The first one is that the recommender seems by design incapable of comparing the functional capabilities of companies with very different structural characteristics, unless the parameters for the filtering are given such range that the basket of recommendations approaches four digits. For example, even if two companies were the closest ones in terms of their specialist technical competence (even if captured only by the very coarse and in themselves problematic codes used in the model)—which seems to be the best proxy for identifying suitability to satisfy the functional needs of the public buyer—they could significantly differ in everything else, especially if one of them is a start-up. Whether the recommender would put both in the same basket (of a useful size) is an empirical question, but it seems extremely unlikely.

The second issue is that a recommender such as this one seems quite vulnerable to the risk of perpetuating and exacerbating incumbency advantages, and/or of consolidating geographical market fragmentation (given the importance of eg distance, which cannot generate the expected impact on eg costs in all industries, and can increasingly be entirely irrelevant in the context of digital/remote delivery).

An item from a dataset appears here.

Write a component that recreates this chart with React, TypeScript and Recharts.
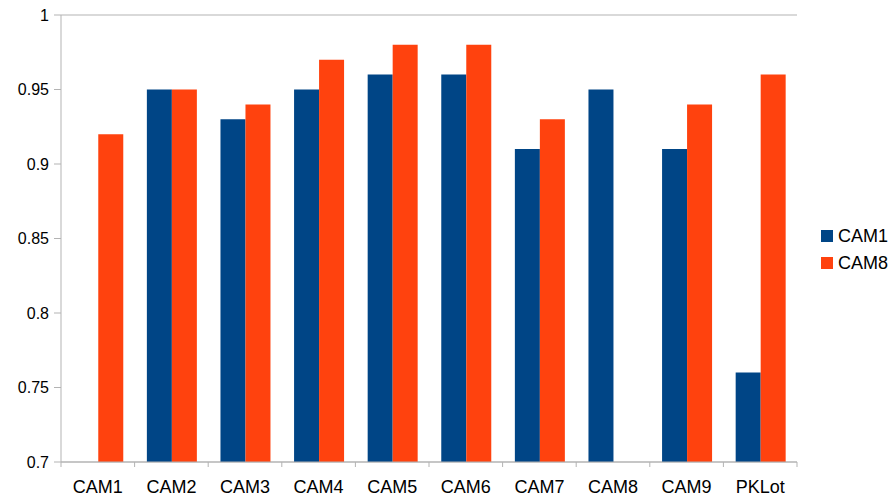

So, all in all, it seems like the development of recommender systems needs to be flipped on its head if data availability is driving design. It would in my view be preferable to start by designing the recommender system in a way that makes theoretical sense and then make sure that the required data architecture exists or is created. Otherwise, the adoption of suboptimal recommender systems would not only likely generate significant issues of technical debt (for a thorough warning, see Sculley et al, ‘Hidden Technical Debt in Machine Learning Systems‘ (2015)), but also risk significantly worsening the quality (and effectiveness) of procurement decision-making. And any poor implementation in ‘real life’ would deal a sever blow to the prospects of sustainable adoption of digital technologies to support procurement decision-making.